── Input data ──

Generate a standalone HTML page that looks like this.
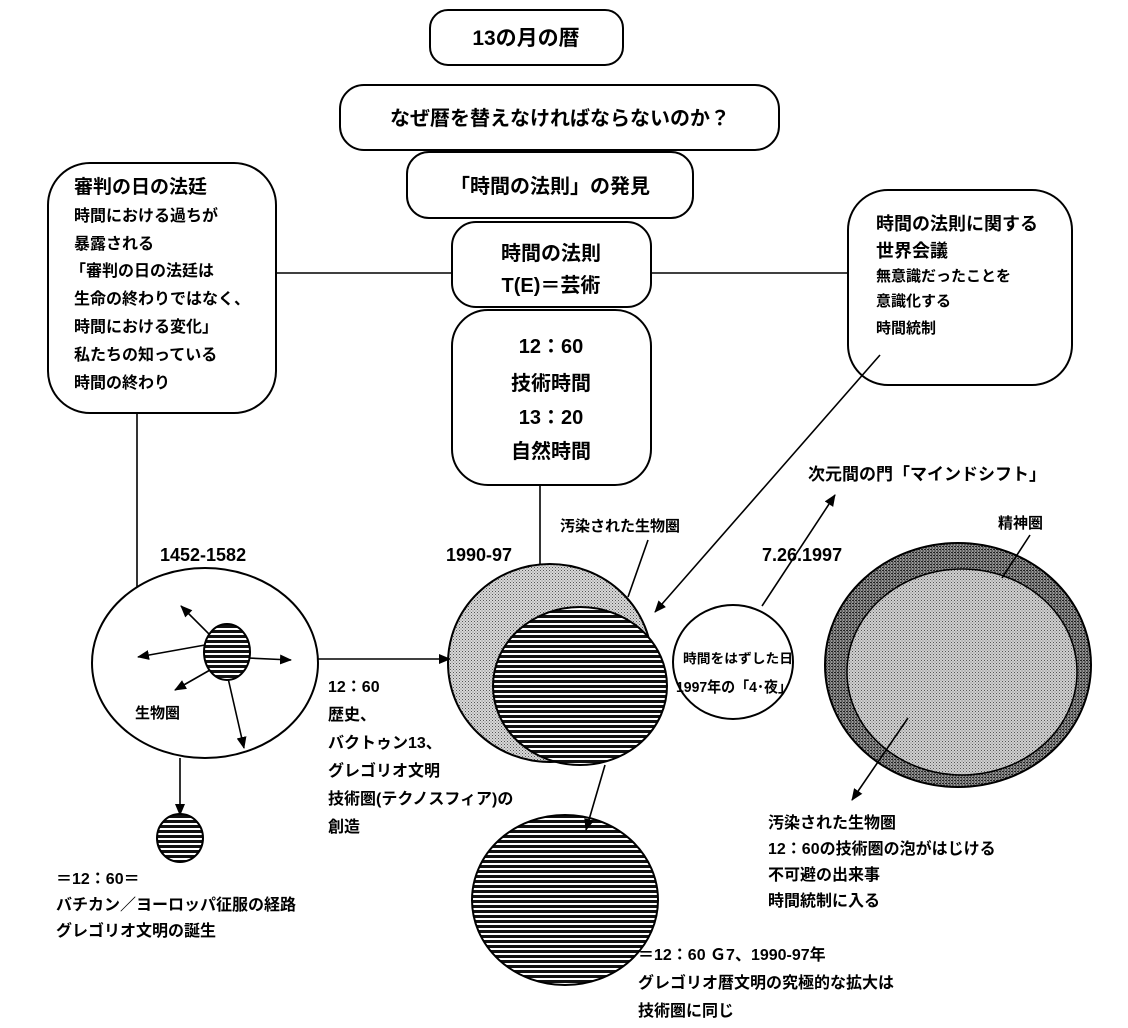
<!DOCTYPE html>
<html><head><meta charset="utf-8"><style>
html,body{margin:0;padding:0;background:#fff}
svg{display:block}
text{font-family:"Liberation Sans","Noto Sans CJK JP",sans-serif;font-weight:bold;fill:#000}
</style></head><body>
<svg width="1128" height="1028" viewBox="0 0 1128 1028" xmlns="http://www.w3.org/2000/svg">
<defs>
<pattern id="hat" width="4" height="5" patternUnits="userSpaceOnUse"><rect width="4" height="5" fill="#fff"/><rect width="4" height="3" fill="#111"/></pattern>
<pattern id="pale" width="3" height="3" patternUnits="userSpaceOnUse"><rect width="3" height="3" fill="#d8d8d8"/><rect width="1" height="1" fill="#555"/><rect x="1.5" y="1.5" width="1" height="1" fill="#777"/></pattern>
<pattern id="dark" width="3" height="3" patternUnits="userSpaceOnUse"><rect width="3" height="3" fill="#999"/><rect width="2" height="1" fill="#222"/><rect x="1" y="1.5" width="2" height="1" fill="#333"/></pattern>
<pattern id="light" width="3" height="3" patternUnits="userSpaceOnUse"><rect width="3" height="3" fill="#d0d0d0"/><rect width="1" height="1" fill="#555"/><rect x="1.5" y="1.5" width="1" height="1" fill="#777"/></pattern>
<marker id="ar" markerWidth="12" markerHeight="10" refX="11" refY="5" orient="auto" markerUnits="userSpaceOnUse"><path d="M0,0 L12,5 L0,10 Z" fill="#000"/></marker>
</defs>
<g fill="#fff" stroke="#000" stroke-width="2">
<rect x="430" y="10" width="193" height="55" rx="18"/>
<rect x="340" y="85" width="439" height="65" rx="24"/>
<rect x="407" y="152" width="286" height="66" rx="22"/>
<rect x="452" y="222" width="199" height="85" rx="24"/>
<rect x="452" y="310" width="199" height="175" rx="36"/>
<rect x="48" y="163" width="228" height="250" rx="42"/>
<rect x="848" y="190" width="224" height="195" rx="40"/>
</g>
<g stroke="#000" stroke-width="1.6" fill="none">
<line x1="276" y1="273" x2="452" y2="273"/>
<line x1="651" y1="273" x2="848" y2="273"/>
<line x1="137" y1="413" x2="137" y2="590"/>
<line x1="540" y1="485" x2="540" y2="575"/>
</g>
<ellipse cx="205" cy="663" rx="113" ry="95" fill="#fff" stroke="#000" stroke-width="2"/>
<ellipse cx="550" cy="663" rx="102" ry="99" fill="url(#pale)" stroke="#000" stroke-width="2"/>
<ellipse cx="580" cy="686" rx="87" ry="79" fill="url(#hat)" stroke="#000" stroke-width="2"/>
<ellipse cx="733" cy="662" rx="60" ry="57" fill="#fff" stroke="#000" stroke-width="2"/>
<ellipse cx="958" cy="665" rx="133" ry="122" fill="url(#dark)" stroke="#000" stroke-width="2"/>
<ellipse cx="962" cy="672" rx="115" ry="103" fill="url(#light)" stroke="#000" stroke-width="1.5"/>
<ellipse cx="565" cy="900" rx="93" ry="85" fill="url(#hat)" stroke="#000" stroke-width="2"/>
<g stroke="#000" stroke-width="1.6" fill="none">
<line x1="215" y1="640" x2="181" y2="606" marker-end="url(#ar)"/>
<line x1="205" y1="645" x2="138" y2="657" marker-end="url(#ar)"/>
<line x1="248" y1="658" x2="291" y2="660" marker-end="url(#ar)"/>
<line x1="210" y1="670" x2="175" y2="690" marker-end="url(#ar)"/>
<line x1="228" y1="678" x2="244" y2="748" marker-end="url(#ar)"/>
<line x1="648" y1="540" x2="628" y2="597"/>
<line x1="1030" y1="535" x2="1002" y2="578"/>
<line x1="318" y1="659" x2="450" y2="659" marker-end="url(#ar)"/>
<line x1="880" y1="355" x2="655" y2="612" marker-end="url(#ar)"/>
<line x1="762" y1="606" x2="835" y2="495" marker-end="url(#ar)"/>
<line x1="180" y1="758" x2="180" y2="815" marker-end="url(#ar)"/>
<line x1="605" y1="765" x2="586" y2="830" marker-end="url(#ar)"/>
<line x1="908" y1="718" x2="852" y2="800" marker-end="url(#ar)"/>
</g>
<ellipse cx="227" cy="652" rx="23" ry="28" fill="url(#hat)" stroke="#000" stroke-width="2"/>
<ellipse cx="180" cy="838" rx="23" ry="24" fill="url(#hat)" stroke="#000" stroke-width="2"/>

<g font-size="20" text-anchor="middle">
<text x="526" y="45" font-size="21">13の月の暦</text>
<text x="560" y="125">なぜ暦を替えなければならないのか？</text>
<text x="550" y="193">「時間の法則」の発見</text>
<text x="551" y="260">時間の法則</text>
<text x="551" y="292">T(E)＝芸術</text>
<text x="551" y="353">12：60</text>
<text x="551" y="390">技術時間</text>
<text x="551" y="424">13：20</text>
<text x="551" y="458">自然時間</text>
</g>
<g font-size="16">
<text x="74" y="193" font-size="19">審判の日の法廷</text>
<text x="74" y="221">時間における過ちが</text>
<text x="74" y="249">暴露される</text>
<text x="70" y="276">「審判の日の法廷は</text>
<text x="74" y="304">生命の終わりではなく、</text>
<text x="74" y="332">時間における変化」</text>
<text x="74" y="360">私たちの知っている</text>
<text x="74" y="388">時間の終わり</text>
<text x="876" y="230" font-size="18">時間の法則に関する</text>
<text x="876" y="257" font-size="18">世界会議</text>
<text x="876" y="281" font-size="15">無意識だったことを</text>
<text x="876" y="306" font-size="15">意識化する</text>
<text x="876" y="333" font-size="15">時間統制</text>
<text x="160" y="561" font-size="18" font-weight="normal">1452-1582</text>
<text x="446" y="561" font-size="18" font-weight="normal">1990-97</text>
<text x="762" y="561" font-size="18" font-weight="normal">7.26.1997</text>
<text x="560" y="531" font-size="15">汚染された生物圏</text>
<text x="808" y="480" font-size="17">次元間の門「マインドシフト」</text>
<text x="998" y="528" font-size="15">精神圏</text>
<text x="135" y="718" font-size="15">生物圏</text>
<text x="683" y="663" font-size="13" textLength="110" lengthAdjust="spacingAndGlyphs">時間をはずした日</text>
<text x="676" y="692" font-size="15" textLength="116" lengthAdjust="spacingAndGlyphs">1997年の「4･夜」</text>
<text x="328" y="692">12：60</text>
<text x="328" y="720">歴史、</text>
<text x="328" y="748">バクトゥン13、</text>
<text x="328" y="776">グレゴリオ文明</text>
<text x="328" y="804">技術圏(テクノスフィア)の</text>
<text x="328" y="832">創造</text>
<text x="56" y="884">＝12：60＝</text>
<text x="56" y="910">バチカン／ヨーロッパ征服の経路</text>
<text x="56" y="936">グレゴリオ文明の誕生</text>
<text x="638" y="960">＝12：60 Ｇ7、1990-97年</text>
<text x="638" y="988">グレゴリオ暦文明の究極的な拡大は</text>
<text x="638" y="1016">技術圏に同じ</text>
<text x="768" y="828">汚染された生物圏</text>
<text x="768" y="854">12：60の技術圏の泡がはじける</text>
<text x="768" y="880">不可避の出来事</text>
<text x="768" y="906">時間統制に入る</text>
</g>
</svg>
</body></html>
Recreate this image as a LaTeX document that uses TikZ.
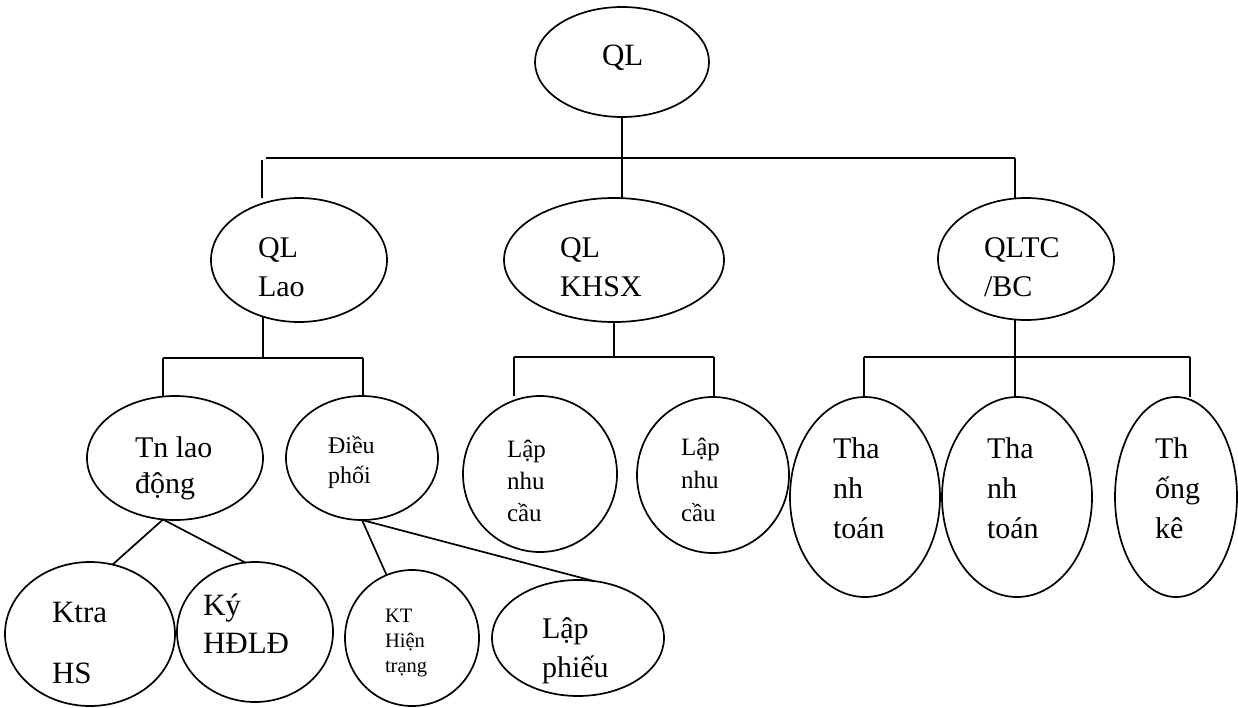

───

▶ **Written task**
Quote the data above in full and without alteration; skip the pictures.

▶ **Answer to this task**
Generate a standalone HTML page that looks like this.
<!DOCTYPE html>
<html><head><meta charset="utf-8"><style>
html,body{margin:0;padding:0;background:#fff}
svg{display:block}
text{font-family:"Liberation Sans","Noto Sans CJK JP",sans-serif;font-weight:bold;fill:#000}
</style></head><body>
<svg width="1128" height="1028" viewBox="0 0 1128 1028" xmlns="http://www.w3.org/2000/svg">
<defs>
<pattern id="hat" width="4" height="5" patternUnits="userSpaceOnUse"><rect width="4" height="5" fill="#fff"/><rect width="4" height="3" fill="#111"/></pattern>
<pattern id="pale" width="3" height="3" patternUnits="userSpaceOnUse"><rect width="3" height="3" fill="#d8d8d8"/><rect width="1" height="1" fill="#555"/><rect x="1.5" y="1.5" width="1" height="1" fill="#777"/></pattern>
<pattern id="dark" width="3" height="3" patternUnits="userSpaceOnUse"><rect width="3" height="3" fill="#999"/><rect width="2" height="1" fill="#222"/><rect x="1" y="1.5" width="2" height="1" fill="#333"/></pattern>
<pattern id="light" width="3" height="3" patternUnits="userSpaceOnUse"><rect width="3" height="3" fill="#d0d0d0"/><rect width="1" height="1" fill="#555"/><rect x="1.5" y="1.5" width="1" height="1" fill="#777"/></pattern>
<marker id="ar" markerWidth="12" markerHeight="10" refX="11" refY="5" orient="auto" markerUnits="userSpaceOnUse"><path d="M0,0 L12,5 L0,10 Z" fill="#000"/></marker>
</defs>
<g fill="#fff" stroke="#000" stroke-width="2">
<rect x="430" y="10" width="193" height="55" rx="18"/>
<rect x="340" y="85" width="439" height="65" rx="24"/>
<rect x="407" y="152" width="286" height="66" rx="22"/>
<rect x="452" y="222" width="199" height="85" rx="24"/>
<rect x="452" y="310" width="199" height="175" rx="36"/>
<rect x="48" y="163" width="228" height="250" rx="42"/>
<rect x="848" y="190" width="224" height="195" rx="40"/>
</g>
<g stroke="#000" stroke-width="1.6" fill="none">
<line x1="276" y1="273" x2="452" y2="273"/>
<line x1="651" y1="273" x2="848" y2="273"/>
<line x1="137" y1="413" x2="137" y2="590"/>
<line x1="540" y1="485" x2="540" y2="575"/>
</g>
<ellipse cx="205" cy="663" rx="113" ry="95" fill="#fff" stroke="#000" stroke-width="2"/>
<ellipse cx="550" cy="663" rx="102" ry="99" fill="url(#pale)" stroke="#000" stroke-width="2"/>
<ellipse cx="580" cy="686" rx="87" ry="79" fill="url(#hat)" stroke="#000" stroke-width="2"/>
<ellipse cx="733" cy="662" rx="60" ry="57" fill="#fff" stroke="#000" stroke-width="2"/>
<ellipse cx="958" cy="665" rx="133" ry="122" fill="url(#dark)" stroke="#000" stroke-width="2"/>
<ellipse cx="962" cy="672" rx="115" ry="103" fill="url(#light)" stroke="#000" stroke-width="1.5"/>
<ellipse cx="565" cy="900" rx="93" ry="85" fill="url(#hat)" stroke="#000" stroke-width="2"/>
<g stroke="#000" stroke-width="1.6" fill="none">
<line x1="215" y1="640" x2="181" y2="606" marker-end="url(#ar)"/>
<line x1="205" y1="645" x2="138" y2="657" marker-end="url(#ar)"/>
<line x1="248" y1="658" x2="291" y2="660" marker-end="url(#ar)"/>
<line x1="210" y1="670" x2="175" y2="690" marker-end="url(#ar)"/>
<line x1="228" y1="678" x2="244" y2="748" marker-end="url(#ar)"/>
<line x1="648" y1="540" x2="628" y2="597"/>
<line x1="1030" y1="535" x2="1002" y2="578"/>
<line x1="318" y1="659" x2="450" y2="659" marker-end="url(#ar)"/>
<line x1="880" y1="355" x2="655" y2="612" marker-end="url(#ar)"/>
<line x1="762" y1="606" x2="835" y2="495" marker-end="url(#ar)"/>
<line x1="180" y1="758" x2="180" y2="815" marker-end="url(#ar)"/>
<line x1="605" y1="765" x2="586" y2="830" marker-end="url(#ar)"/>
<line x1="908" y1="718" x2="852" y2="800" marker-end="url(#ar)"/>
</g>
<ellipse cx="227" cy="652" rx="23" ry="28" fill="url(#hat)" stroke="#000" stroke-width="2"/>
<ellipse cx="180" cy="838" rx="23" ry="24" fill="url(#hat)" stroke="#000" stroke-width="2"/>

<g font-size="20" text-anchor="middle">
<text x="526" y="45" font-size="21">13の月の暦</text>
<text x="560" y="125">なぜ暦を替えなければならないのか？</text>
<text x="550" y="193">「時間の法則」の発見</text>
<text x="551" y="260">時間の法則</text>
<text x="551" y="292">T(E)＝芸術</text>
<text x="551" y="353">12：60</text>
<text x="551" y="390">技術時間</text>
<text x="551" y="424">13：20</text>
<text x="551" y="458">自然時間</text>
</g>
<g font-size="16">
<text x="74" y="193" font-size="19">審判の日の法廷</text>
<text x="74" y="221">時間における過ちが</text>
<text x="74" y="249">暴露される</text>
<text x="70" y="276">「審判の日の法廷は</text>
<text x="74" y="304">生命の終わりではなく、</text>
<text x="74" y="332">時間における変化」</text>
<text x="74" y="360">私たちの知っている</text>
<text x="74" y="388">時間の終わり</text>
<text x="876" y="230" font-size="18">時間の法則に関する</text>
<text x="876" y="257" font-size="18">世界会議</text>
<text x="876" y="281" font-size="15">無意識だったことを</text>
<text x="876" y="306" font-size="15">意識化する</text>
<text x="876" y="333" font-size="15">時間統制</text>
<text x="160" y="561" font-size="18" font-weight="normal">1452-1582</text>
<text x="446" y="561" font-size="18" font-weight="normal">1990-97</text>
<text x="762" y="561" font-size="18" font-weight="normal">7.26.1997</text>
<text x="560" y="531" font-size="15">汚染された生物圏</text>
<text x="808" y="480" font-size="17">次元間の門「マインドシフト」</text>
<text x="998" y="528" font-size="15">精神圏</text>
<text x="135" y="718" font-size="15">生物圏</text>
<text x="683" y="663" font-size="13" textLength="110" lengthAdjust="spacingAndGlyphs">時間をはずした日</text>
<text x="676" y="692" font-size="15" textLength="116" lengthAdjust="spacingAndGlyphs">1997年の「4･夜」</text>
<text x="328" y="692">12：60</text>
<text x="328" y="720">歴史、</text>
<text x="328" y="748">バクトゥン13、</text>
<text x="328" y="776">グレゴリオ文明</text>
<text x="328" y="804">技術圏(テクノスフィア)の</text>
<text x="328" y="832">創造</text>
<text x="56" y="884">＝12：60＝</text>
<text x="56" y="910">バチカン／ヨーロッパ征服の経路</text>
<text x="56" y="936">グレゴリオ文明の誕生</text>
<text x="638" y="960">＝12：60 Ｇ7、1990-97年</text>
<text x="638" y="988">グレゴリオ暦文明の究極的な拡大は</text>
<text x="638" y="1016">技術圏に同じ</text>
<text x="768" y="828">汚染された生物圏</text>
<text x="768" y="854">12：60の技術圏の泡がはじける</text>
<text x="768" y="880">不可避の出来事</text>
<text x="768" y="906">時間統制に入る</text>
</g>
</svg>
</body></html>
Recreate this image as a LaTeX document that uses TikZ.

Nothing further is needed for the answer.